Outdoor parks and playgrounds
"Even with the parks, I would say to exercise caution," said Parikh. "There's all these pictures of people in New York (City) sharing blankets and that's too close. That's not enough social distancing. Even in a park you have to be careful that there's enough space and that you're wearing a mask."
Omer said that it makes sense to cancel large events that would take place in parks, but small groups socializing should be safe.
However, both cautioned that playgrounds and children's play areas were different matters. While there is growing evidence that COVID-19 does not spread easily on surfaces, Omer said that since children have a tendency to "touch everything," they could be more likely to spread the virus from the playground to other family members.
"Playgrounds are a different thing," said Omer. "I'm a big fan of activity and people going out, but maybe kids should start looking at things like hiking ... A playground is a special category. It's hard to keep crazy cleaning protocols in these situations."
Parikh said that it would be difficult to keep playground equipment cleaned and disinfected, even if people took measures like wearing masks and visiting play areas during less busy hours.
"You have to think about what your kid is rolling around in," Parikh said. "How often is that stuff cleaned, and disinfected?"
Pools and beaches
Much like at parks, the risk of transmission at pools and beaches is reduced because they are outside. The Centers for Disease Control and Prevention (CDC) also say that the virus is unlikely to spread through water, and maintained pools contain chemicals like chlorine that will deactivate the virus.
“The bigger issue is that you have to change in the shared locker rooms, and people are often touching the mouth, nose and face and then maybe touching the lockers,” Dr. Michael Ison, an infectious disease physician at Northwestern Medicine in Chicago, told TODAY in April.
Omer said that the bigger risk at pools and beaches is people gathering in large groups.

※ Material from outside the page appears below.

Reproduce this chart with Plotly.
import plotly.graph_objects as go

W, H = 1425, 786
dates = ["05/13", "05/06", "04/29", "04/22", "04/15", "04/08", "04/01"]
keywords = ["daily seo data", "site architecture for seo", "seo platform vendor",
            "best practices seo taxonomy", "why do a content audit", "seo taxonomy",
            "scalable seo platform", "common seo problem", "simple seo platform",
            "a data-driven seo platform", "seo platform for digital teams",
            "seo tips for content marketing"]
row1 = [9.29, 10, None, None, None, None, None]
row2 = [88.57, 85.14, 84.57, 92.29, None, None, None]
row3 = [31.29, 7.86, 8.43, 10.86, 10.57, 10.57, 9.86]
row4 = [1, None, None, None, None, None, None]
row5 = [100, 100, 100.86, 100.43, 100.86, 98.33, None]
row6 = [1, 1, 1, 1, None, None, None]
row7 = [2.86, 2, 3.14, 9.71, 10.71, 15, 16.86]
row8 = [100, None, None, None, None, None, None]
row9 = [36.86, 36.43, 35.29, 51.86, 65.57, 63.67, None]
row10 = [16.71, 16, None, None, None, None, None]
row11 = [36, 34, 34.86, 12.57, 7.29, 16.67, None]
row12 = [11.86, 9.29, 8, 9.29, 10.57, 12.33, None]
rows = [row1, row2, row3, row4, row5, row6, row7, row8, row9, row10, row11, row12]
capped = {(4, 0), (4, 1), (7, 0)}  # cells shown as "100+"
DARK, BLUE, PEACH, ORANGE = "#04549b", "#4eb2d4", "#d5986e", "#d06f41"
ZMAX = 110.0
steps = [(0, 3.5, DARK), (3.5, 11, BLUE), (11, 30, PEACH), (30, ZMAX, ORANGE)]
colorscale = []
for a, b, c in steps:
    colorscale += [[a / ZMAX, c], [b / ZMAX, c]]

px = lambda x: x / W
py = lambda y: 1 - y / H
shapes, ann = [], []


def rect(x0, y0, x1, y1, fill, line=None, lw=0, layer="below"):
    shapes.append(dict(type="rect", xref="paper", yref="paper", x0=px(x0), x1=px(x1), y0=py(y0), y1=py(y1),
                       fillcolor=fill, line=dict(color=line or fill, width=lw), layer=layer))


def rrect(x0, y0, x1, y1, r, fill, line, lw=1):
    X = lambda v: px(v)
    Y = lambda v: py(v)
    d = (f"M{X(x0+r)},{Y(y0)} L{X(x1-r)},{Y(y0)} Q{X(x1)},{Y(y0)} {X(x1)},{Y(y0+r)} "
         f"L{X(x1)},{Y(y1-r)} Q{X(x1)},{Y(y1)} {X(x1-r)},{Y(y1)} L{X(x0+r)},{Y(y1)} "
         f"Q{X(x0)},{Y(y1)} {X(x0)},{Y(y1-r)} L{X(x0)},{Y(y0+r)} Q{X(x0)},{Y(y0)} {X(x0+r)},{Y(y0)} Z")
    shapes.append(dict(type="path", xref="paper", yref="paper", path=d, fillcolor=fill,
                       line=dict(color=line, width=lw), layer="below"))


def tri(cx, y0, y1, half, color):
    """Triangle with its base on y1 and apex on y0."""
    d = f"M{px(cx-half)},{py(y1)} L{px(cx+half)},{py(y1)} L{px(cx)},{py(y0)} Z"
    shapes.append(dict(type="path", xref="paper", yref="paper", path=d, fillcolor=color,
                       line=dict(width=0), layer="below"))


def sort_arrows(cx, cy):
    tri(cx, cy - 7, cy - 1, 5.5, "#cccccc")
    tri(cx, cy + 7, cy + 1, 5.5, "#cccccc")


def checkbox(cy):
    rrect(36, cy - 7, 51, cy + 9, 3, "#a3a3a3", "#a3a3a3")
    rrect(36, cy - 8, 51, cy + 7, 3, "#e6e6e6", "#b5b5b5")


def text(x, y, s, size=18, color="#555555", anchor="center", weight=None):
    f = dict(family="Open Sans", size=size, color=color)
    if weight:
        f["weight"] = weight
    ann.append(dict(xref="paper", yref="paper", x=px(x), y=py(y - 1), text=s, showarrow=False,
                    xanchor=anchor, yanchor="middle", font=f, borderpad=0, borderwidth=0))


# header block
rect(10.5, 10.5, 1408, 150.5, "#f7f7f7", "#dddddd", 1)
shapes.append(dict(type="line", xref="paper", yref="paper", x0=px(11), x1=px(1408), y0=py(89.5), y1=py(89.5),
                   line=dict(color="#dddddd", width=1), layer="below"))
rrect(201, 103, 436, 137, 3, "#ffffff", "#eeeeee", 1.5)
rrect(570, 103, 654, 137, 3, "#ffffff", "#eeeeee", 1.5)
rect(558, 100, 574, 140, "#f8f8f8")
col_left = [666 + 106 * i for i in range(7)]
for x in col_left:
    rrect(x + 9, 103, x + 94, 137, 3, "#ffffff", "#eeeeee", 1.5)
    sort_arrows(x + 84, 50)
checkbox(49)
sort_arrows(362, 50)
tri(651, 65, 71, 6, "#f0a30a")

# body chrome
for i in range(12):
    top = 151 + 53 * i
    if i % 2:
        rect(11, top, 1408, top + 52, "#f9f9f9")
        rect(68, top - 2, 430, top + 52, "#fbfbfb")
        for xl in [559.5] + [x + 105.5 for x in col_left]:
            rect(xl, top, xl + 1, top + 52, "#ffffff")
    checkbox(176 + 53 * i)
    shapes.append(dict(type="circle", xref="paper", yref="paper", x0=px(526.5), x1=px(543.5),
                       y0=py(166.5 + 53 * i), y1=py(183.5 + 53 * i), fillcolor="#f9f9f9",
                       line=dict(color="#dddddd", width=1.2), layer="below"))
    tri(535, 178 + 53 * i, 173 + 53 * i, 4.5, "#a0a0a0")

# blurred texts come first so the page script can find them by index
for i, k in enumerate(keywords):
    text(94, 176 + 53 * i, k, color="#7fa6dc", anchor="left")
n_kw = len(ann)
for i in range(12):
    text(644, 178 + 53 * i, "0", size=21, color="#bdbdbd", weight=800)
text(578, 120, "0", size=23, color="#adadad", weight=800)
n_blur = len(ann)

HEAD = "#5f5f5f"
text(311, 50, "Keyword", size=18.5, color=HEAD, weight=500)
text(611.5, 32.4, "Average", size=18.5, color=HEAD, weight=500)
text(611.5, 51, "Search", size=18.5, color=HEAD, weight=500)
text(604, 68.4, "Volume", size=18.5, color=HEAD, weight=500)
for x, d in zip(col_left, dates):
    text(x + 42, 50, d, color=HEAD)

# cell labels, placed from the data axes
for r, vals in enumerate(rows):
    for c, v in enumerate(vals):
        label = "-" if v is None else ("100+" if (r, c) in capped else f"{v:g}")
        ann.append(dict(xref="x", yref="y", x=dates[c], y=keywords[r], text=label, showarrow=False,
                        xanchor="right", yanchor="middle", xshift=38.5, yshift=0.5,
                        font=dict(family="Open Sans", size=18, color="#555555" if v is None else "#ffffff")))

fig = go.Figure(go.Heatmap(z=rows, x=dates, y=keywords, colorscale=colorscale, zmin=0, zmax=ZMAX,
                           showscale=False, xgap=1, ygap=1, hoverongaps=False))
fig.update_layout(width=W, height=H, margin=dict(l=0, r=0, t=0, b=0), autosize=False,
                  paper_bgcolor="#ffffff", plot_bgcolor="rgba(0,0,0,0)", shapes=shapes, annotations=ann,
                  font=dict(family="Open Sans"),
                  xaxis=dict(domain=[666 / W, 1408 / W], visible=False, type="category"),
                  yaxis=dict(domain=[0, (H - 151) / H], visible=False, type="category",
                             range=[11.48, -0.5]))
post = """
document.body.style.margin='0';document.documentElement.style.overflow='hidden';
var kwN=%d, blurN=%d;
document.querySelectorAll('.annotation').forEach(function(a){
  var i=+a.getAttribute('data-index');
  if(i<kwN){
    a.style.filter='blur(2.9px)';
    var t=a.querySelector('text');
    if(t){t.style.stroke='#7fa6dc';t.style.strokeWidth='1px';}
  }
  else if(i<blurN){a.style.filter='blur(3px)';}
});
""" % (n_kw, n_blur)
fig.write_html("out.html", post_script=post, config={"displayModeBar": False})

"It doesn’t have to be a desolate beach. But if it’s a moderately busy beach where people sit in clusters, friend/family clusters away from each other, and there’s no people mixing or grouping together, if that’s the kind of stuff that’s happening, that's OK," he said. "But if it’s a crowded beach, a 'Baywatch' kind of a scene, with boardwalks, that’s not a good idea."
Someone else's home
Parikh said that if you decide to visit someone else's home, it's important to talk to them about their health and habits during the pandemic.

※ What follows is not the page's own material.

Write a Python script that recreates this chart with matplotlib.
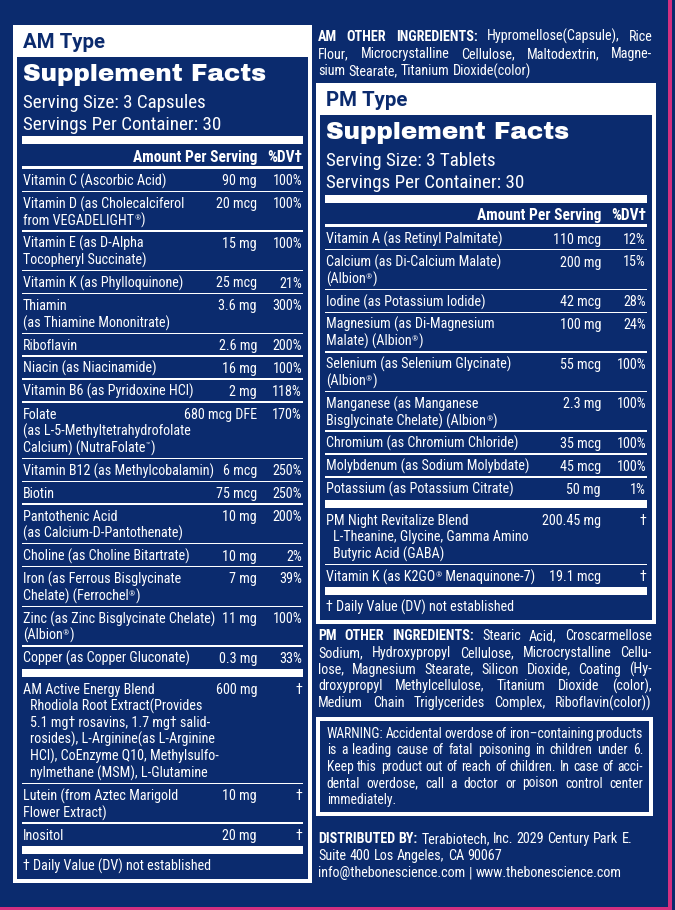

"It all depends on who's living there, where they've been," she said. "Generally a good rule of thumb is ask 'Have (you) been sick in the past two weeks, or had contact with anyone who was sick?' I would even ask if they've been traveling or been out in crowded places, because anytime you go to an environment that's not yours there's risk, but you can minimize that risk."
Parikh said that while it might be awkward to ask someone about things like disinfecting their home or if they've been social distancing, that knowledge can help you stay safer.
"Theoretically, the risk can be low, but anytime there's an unknown factor, you're taking a risk," she said.